Mais de manière générale, « le club dispose toujours du dernier mot » estime Mamadou Diawara. Ainsi, si on assiste à une montée des prix de transfert, c’est à cause de la guerre que se livrent les clubs entre eux et non d’une volonté des agents. Ce sont bien les structures professionnelles qui déterminent la valeur d’un joueur, c’est-à-dire l’apport qu’il aura sur le terrain et en dehors avec les revenus marketing liés. Selon Christophe Hutteau, il ne serait pas juste de croire que les clubs dépensent de l’argent de manière insensée.  Pour lui, cette inflation s’explique simplement : « Le talent se paye. »

 

Pour l’agent, la réalité est beaucoup plus dure.
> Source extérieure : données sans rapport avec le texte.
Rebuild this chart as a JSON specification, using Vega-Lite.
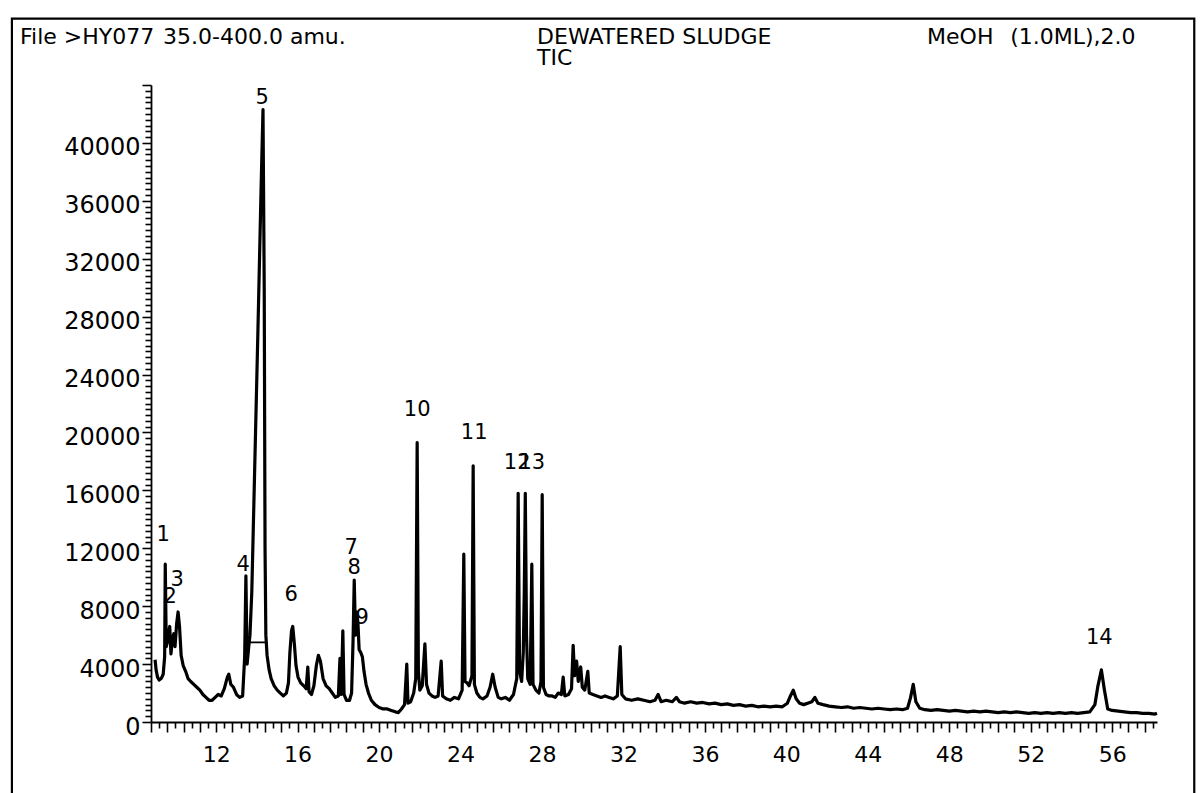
{
  "$schema": "https://vega.github.io/schema/vega-lite/v6.json",
  "width": 1006,
  "height": 637,
  "autosize": "none",
  "padding": {"left": 151, "top": 85, "right": 43, "bottom": 71},
  "background": "white",
  "config": {"view": {"stroke": null}, "font": "DejaVu Sans"},
  "datasets": {
    "tic": [
      {"t":9.00,"v":4300},{"t":9.05,"v":3600},{"t":9.12,"v":3100},{"t":9.20,"v":2900},{"t":9.30,"v":3000},{"t":9.40,"v":3300},{"t":9.47,"v":4500},{"t":9.50,"v":10900},{"t":9.55,"v":5200},{"t":9.62,"v":5600},{"t":9.68,"v":6300},{"t":9.72,"v":6600},{"t":9.78,"v":4700},{"t":9.86,"v":5800},{"t":9.92,"v":6100},{"t":9.98,"v":5200},{"t":10.06,"v":6800},{"t":10.13,"v":7600},{"t":10.20,"v":6600},{"t":10.28,"v":4600},{"t":10.38,"v":3900},{"t":10.50,"v":3500},{"t":10.62,"v":3000},{"t":10.75,"v":2800},{"t":10.90,"v":2600},{"t":11.05,"v":2400},{"t":11.20,"v":2200},{"t":11.35,"v":1900},{"t":11.50,"v":1700},{"t":11.65,"v":1500},{"t":11.80,"v":1500},{"t":11.95,"v":1700},{"t":12.10,"v":1900},{"t":12.25,"v":1800},{"t":12.40,"v":2300},{"t":12.55,"v":3100},{"t":12.62,"v":3300},{"t":12.72,"v":2600},{"t":12.85,"v":2400},{"t":13.00,"v":1900},{"t":13.15,"v":1700},{"t":13.30,"v":1800},{"t":13.40,"v":4500},{"t":13.46,"v":10100},{"t":13.52,"v":4000},{"t":13.60,"v":5200},{"t":13.66,"v":6000},{"t":13.75,"v":9000},{"t":13.90,"v":18000},{"t":14.05,"v":27000},{"t":14.20,"v":36500},{"t":14.30,"v":42300},{"t":14.36,"v":30000},{"t":14.40,"v":12000},{"t":14.44,"v":6000},{"t":14.50,"v":4600},{"t":14.60,"v":3600},{"t":14.70,"v":3000},{"t":14.85,"v":2500},{"t":15.00,"v":2200},{"t":15.15,"v":2000},{"t":15.30,"v":1800},{"t":15.45,"v":2000},{"t":15.55,"v":2700},{"t":15.62,"v":4800},{"t":15.70,"v":6300},{"t":15.76,"v":6600},{"t":15.84,"v":5400},{"t":15.92,"v":3900},{"t":16.02,"v":3100},{"t":16.15,"v":2700},{"t":16.30,"v":2500},{"t":16.42,"v":2300},{"t":16.50,"v":3800},{"t":16.56,"v":2100},{"t":16.68,"v":1900},{"t":16.80,"v":2500},{"t":16.92,"v":3900},{"t":17.02,"v":4600},{"t":17.12,"v":4200},{"t":17.25,"v":3000},{"t":17.40,"v":2500},{"t":17.55,"v":2300},{"t":17.70,"v":2000},{"t":17.85,"v":1700},{"t":18.00,"v":1800},{"t":18.08,"v":4400},{"t":18.14,"v":1900},{"t":18.22,"v":6300},{"t":18.28,"v":1900},{"t":18.40,"v":1500},{"t":18.55,"v":1500},{"t":18.65,"v":2000},{"t":18.72,"v":5500},{"t":18.78,"v":9800},{"t":18.84,"v":6000},{"t":18.90,"v":7600},{"t":18.96,"v":6900},{"t":19.02,"v":5000},{"t":19.10,"v":4800},{"t":19.18,"v":4500},{"t":19.26,"v":3500},{"t":19.36,"v":2600},{"t":19.48,"v":2000},{"t":19.62,"v":1500},{"t":19.80,"v":1200},{"t":20.00,"v":1000},{"t":20.20,"v":900},{"t":20.40,"v":900},{"t":20.60,"v":800},{"t":20.80,"v":700},{"t":20.95,"v":650},{"t":21.10,"v":900},{"t":21.25,"v":1200},{"t":21.36,"v":4000},{"t":21.42,"v":1300},{"t":21.55,"v":1400},{"t":21.70,"v":2000},{"t":21.80,"v":3000},{"t":21.87,"v":19300},{"t":21.93,"v":3500},{"t":22.00,"v":2200},{"t":22.12,"v":2500},{"t":22.25,"v":5400},{"t":22.33,"v":2600},{"t":22.45,"v":2000},{"t":22.60,"v":1800},{"t":22.75,"v":1700},{"t":22.90,"v":1800},{"t":23.05,"v":4200},{"t":23.12,"v":1800},{"t":23.30,"v":1600},{"t":23.50,"v":1500},{"t":23.70,"v":1700},{"t":23.90,"v":1600},{"t":24.08,"v":2200},{"t":24.16,"v":11600},{"t":24.22,"v":2800},{"t":24.32,"v":2700},{"t":24.42,"v":2500},{"t":24.56,"v":3200},{"t":24.62,"v":17700},{"t":24.68,"v":2600},{"t":24.80,"v":2000},{"t":24.95,"v":1700},{"t":25.10,"v":1600},{"t":25.30,"v":1800},{"t":25.45,"v":2400},{"t":25.58,"v":3300},{"t":25.70,"v":2400},{"t":25.85,"v":1700},{"t":26.00,"v":1600},{"t":26.20,"v":1700},{"t":26.40,"v":1500},{"t":26.60,"v":1900},{"t":26.76,"v":3000},{"t":26.83,"v":15800},{"t":26.90,"v":3500},{"t":27.00,"v":2800},{"t":27.08,"v":4800},{"t":27.13,"v":9000},{"t":27.18,"v":15800},{"t":27.24,"v":6000},{"t":27.30,"v":3000},{"t":27.42,"v":2600},{"t":27.50,"v":10900},{"t":27.56,"v":2600},{"t":27.70,"v":2200},{"t":27.85,"v":2000},{"t":27.95,"v":2800},{"t":28.01,"v":15700},{"t":28.07,"v":2400},{"t":28.20,"v":1900},{"t":28.35,"v":1800},{"t":28.50,"v":1800},{"t":28.65,"v":1700},{"t":28.80,"v":2000},{"t":28.95,"v":1900},{"t":29.04,"v":3100},{"t":29.12,"v":1800},{"t":29.30,"v":1900},{"t":29.45,"v":2300},{"t":29.53,"v":5300},{"t":29.60,"v":3200},{"t":29.70,"v":4200},{"t":29.78,"v":2800},{"t":29.90,"v":3800},{"t":29.98,"v":2400},{"t":30.10,"v":2200},{"t":30.25,"v":3500},{"t":30.32,"v":2000},{"t":30.50,"v":1900},{"t":30.70,"v":1800},{"t":30.90,"v":1700},{"t":31.10,"v":1800},{"t":31.30,"v":1700},{"t":31.50,"v":1600},{"t":31.70,"v":1800},{"t":31.84,"v":5200},{"t":31.92,"v":1900},{"t":32.10,"v":1600},{"t":32.40,"v":1500},{"t":32.70,"v":1600},{"t":33.00,"v":1500},{"t":33.30,"v":1400},{"t":33.55,"v":1500},{"t":33.70,"v":1900},{"t":33.85,"v":1400},{"t":34.10,"v":1500},{"t":34.40,"v":1400},{"t":34.60,"v":1700},{"t":34.75,"v":1400},{"t":35.00,"v":1300},{"t":35.30,"v":1400},{"t":35.60,"v":1300},{"t":35.90,"v":1350},{"t":36.20,"v":1250},{"t":36.50,"v":1300},{"t":36.80,"v":1200},{"t":37.10,"v":1250},{"t":37.40,"v":1150},{"t":37.70,"v":1200},{"t":38.00,"v":1100},{"t":38.30,"v":1150},{"t":38.60,"v":1050},{"t":38.90,"v":1100},{"t":39.20,"v":1050},{"t":39.50,"v":1100},{"t":39.80,"v":1050},{"t":40.05,"v":1300},{"t":40.20,"v":1800},{"t":40.34,"v":2200},{"t":40.48,"v":1600},{"t":40.65,"v":1300},{"t":40.85,"v":1200},{"t":41.05,"v":1300},{"t":41.25,"v":1400},{"t":41.40,"v":1700},{"t":41.55,"v":1300},{"t":41.80,"v":1200},{"t":42.10,"v":1100},{"t":42.40,"v":1050},{"t":42.70,"v":1000},{"t":43.00,"v":1050},{"t":43.30,"v":950},{"t":43.60,"v":1000},{"t":43.90,"v":950},{"t":44.20,"v":900},{"t":44.50,"v":950},{"t":44.80,"v":900},{"t":45.10,"v":850},{"t":45.40,"v":900},{"t":45.70,"v":850},{"t":45.95,"v":950},{"t":46.10,"v":1700},{"t":46.23,"v":2600},{"t":46.36,"v":1400},{"t":46.55,"v":950},{"t":46.80,"v":850},{"t":47.10,"v":800},{"t":47.40,"v":850},{"t":47.70,"v":800},{"t":48.00,"v":750},{"t":48.30,"v":800},{"t":48.60,"v":750},{"t":48.90,"v":700},{"t":49.20,"v":750},{"t":49.50,"v":700},{"t":49.80,"v":750},{"t":50.10,"v":700},{"t":50.40,"v":650},{"t":50.70,"v":700},{"t":51.00,"v":650},{"t":51.30,"v":700},{"t":51.60,"v":650},{"t":51.90,"v":600},{"t":52.20,"v":650},{"t":52.50,"v":600},{"t":52.80,"v":650},{"t":53.10,"v":600},{"t":53.40,"v":650},{"t":53.70,"v":600},{"t":54.00,"v":650},{"t":54.30,"v":600},{"t":54.60,"v":650},{"t":54.90,"v":700},{"t":55.15,"v":1200},{"t":55.30,"v":2500},{"t":55.47,"v":3600},{"t":55.62,"v":2200},{"t":55.78,"v":900},{"t":56.00,"v":800},{"t":56.30,"v":750},{"t":56.60,"v":700},{"t":56.90,"v":650},{"t":57.20,"v":650},{"t":57.50,"v":600},{"t":57.80,"v":600},{"t":58.10,"v":550},{"t":58.20,"v":600}
    ],
    "peaks": [
      {"label":"1","t":9.40,"v":12900},
      {"label":"2","t":9.74,"v":8640},
      {"label":"3","t":10.08,"v":9800},
      {"label":"4","t":13.33,"v":10850},
      {"label":"5","t":14.26,"v":43100},
      {"label":"6","t":15.68,"v":8780},
      {"label":"7","t":18.63,"v":12000},
      {"label":"8","t":18.78,"v":10640},
      {"label":"9","t":19.17,"v":7190},
      {"label":"10","t":21.87,"v":21560},
      {"label":"11","t":24.67,"v":19970},
      {"label":"12","t":26.78,"v":17900},
      {"label":"13","t":27.5,"v":17900},
      {"label":"14","t":55.37,"v":5800}
    ],
    "baselines": [
      {"t":13.62,"t2":14.44,"v":5500}
    ],
    "header": [
      {"label":"File >HY077","t":2.37,"v":47340},
      {"label":"35.0-400.0 amu.","t":9.39,"v":47340},
      {"label":"DEWATERED SLUDGE","t":27.76,"v":47340},
      {"label":"TIC","t":27.76,"v":45890},
      {"label":"MeOH","t":46.91,"v":47340},
      {"label":"(1.0ML),2.0","t":50.99,"v":47340}
    ],
    "frame": [
      {"t":1.97,"t2":60.03,"v":-5400,"v2":48580}
    ]
  },
  "encoding": {
    "x": {
      "field": "t", "type": "quantitative",
      "scale": {"domain": [8.8, 58.2], "nice": false, "zero": false},
      "axis": {
        "title": null, "grid": false,
        "domainColor": "black", "domainWidth": 1.8,
        "tickColor": "black", "tickWidth": 1.6,
        "tickSize": {"condition": {"test": "abs(datum.value*1.25 - round(datum.value*1.25)) < 0.01", "value": 10}, "value": 6},
        "values": [8.8,9.2,9.6,10,10.4,10.8,11.2,11.6,12,12.4,12.8,13.2,13.6,14,14.4,14.8,15.2,15.6,16,16.4,16.8,17.2,17.6,18,18.4,18.8,19.2,19.6,20,20.4,20.8,21.2,21.6,22,22.4,22.8,23.2,23.6,24,24.4,24.8,25.2,25.6,26,26.4,26.8,27.2,27.6,28,28.4,28.8,29.2,29.6,30,30.4,30.8,31.2,31.6,32,32.4,32.8,33.2,33.6,34,34.4,34.8,35.2,35.6,36,36.4,36.8,37.2,37.6,38,38.4,38.8,39.2,39.6,40,40.4,40.8,41.2,41.6,42,42.4,42.8,43.2,43.6,44,44.4,44.8,45.2,45.6,46,46.4,46.8,47.2,47.6,48,48.4,48.8,49.2,49.6,50,50.4,50.8,51.2,51.6,52,52.4,52.8,53.2,53.6,54,54.4,54.8,55.2,55.6,56,56.4,56.8,57.2,57.6,58],
        "labelExpr": "(abs(datum.value/4 - round(datum.value/4)) < 0.001 && datum.value >= 12) ? format(datum.value, 'd') : ''",
        "labelFont": "DejaVu Sans", "labelFontSize": 22, "labelColor": "black",
        "labelPadding": 12, "labelOverlap": false, "labelFlush": false
      }
    },
    "y": {
      "field": "v", "type": "quantitative",
      "scale": {"domain": [0, 44000], "nice": false, "zero": false},
      "axis": {
        "title": null, "grid": false,
        "domainColor": "black", "domainWidth": 1.8,
        "tickColor": "black", "tickWidth": 1.6,
        "tickSize": {"condition": {"test": "datum.value % 4000 === 0", "value": 9}, "value": 6},
        "values": [0,400,800,1200,1600,2000,2400,2800,3200,3600,4000,4400,4800,5200,5600,6000,6400,6800,7200,7600,8000,8400,8800,9200,9600,10000,10400,10800,11200,11600,12000,12400,12800,13200,13600,14000,14400,14800,15200,15600,16000,16400,16800,17200,17600,18000,18400,18800,19200,19600,20000,20400,20800,21200,21600,22000,22400,22800,23200,23600,24000,24400,24800,25200,25600,26000,26400,26800,27200,27600,28000,28400,28800,29200,29600,30000,30400,30800,31200,31600,32000,32400,32800,33200,33600,34000,34400,34800,35200,35600,36000,36400,36800,37200,37600,38000,38400,38800,39200,39600,40000,40400,40800,41200,41600,42000,42400,42800,43200,43600,44000],
        "format": "d",
        "labelExpr": "(datum.value % 4000 === 0 && datum.value <= 40000) ? datum.label : ''",
        "labelFont": "DejaVu Sans", "labelFontSize": 24, "labelColor": "black",
        "labelPadding": 2, "labelOffset": 5, "labelOverlap": false, "labelFlush": false
      }
    }
  },
  "layer": [
    {
      "data": {"name": "frame"},
      "mark": {"type": "rect", "fill": null, "stroke": "black", "strokeWidth": 2.2},
      "encoding": {"x2": {"field": "t2"}, "y2": {"field": "v2"}}
    },
    {
      "data": {"name": "tic"},
      "mark": {"type": "line", "color": "black", "strokeWidth": 3.2, "strokeJoin": "round"}
    },
    {
      "data": {"name": "baselines"},
      "mark": {"type": "rule", "color": "black", "strokeWidth": 1.8},
      "encoding": {"x2": {"field": "t2"}}
    },
    {
      "data": {"name": "peaks"},
      "mark": {"type": "text", "font": "DejaVu Sans", "fontSize": 21, "color": "black", "align": "center", "baseline": "middle"},
      "encoding": {"text": {"field": "label"}}
    },
    {
      "data": {"name": "header"},
      "mark": {"type": "text", "font": "DejaVu Sans", "fontSize": 22, "color": "black", "align": "left", "baseline": "middle"},
      "encoding": {"text": {"field": "label"}}
    }
  ]
}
Car avant d’avoir le réseau nécessaire, le chemin est semé d’embûche. Pour se démarquer, il doit monter sa capacité à dénicher de nouveaux talents. Cela passe par une présence poussée sur le terrain : déplacement en régions, suivi des joueurs, dialogue avec les entraîneurs des petits clubs pour dénicher de nouveaux talents... L’agent doit également être moralement irréprochable. « Être un bon agent, c’est savoir faire passer les intérêts du joueur avant tout », insiste Sidney Broutinovski, président de l’EAJF (École des agents de joueurs de football). Partenaires privilégiés des joueurs avec un accompagnement qui se poursuit tout au long de leur carrière, les agents ont pour objectif de s'immiscer comme des médiateurs entre les joueurs et les clubs qui les emploient. Assurant un suivi de l'entraînement aux matchs, cette profession impose une disponibilité constante : « Si pendant une semaine, tu n'appelles pas ton joueur, tu ne fournis pas un travail sérieux », ajoute Mamadou Diawara. Un travail qui s'apparente rapidement à celui de chef d’orchestre pour tout agent qui se respecte.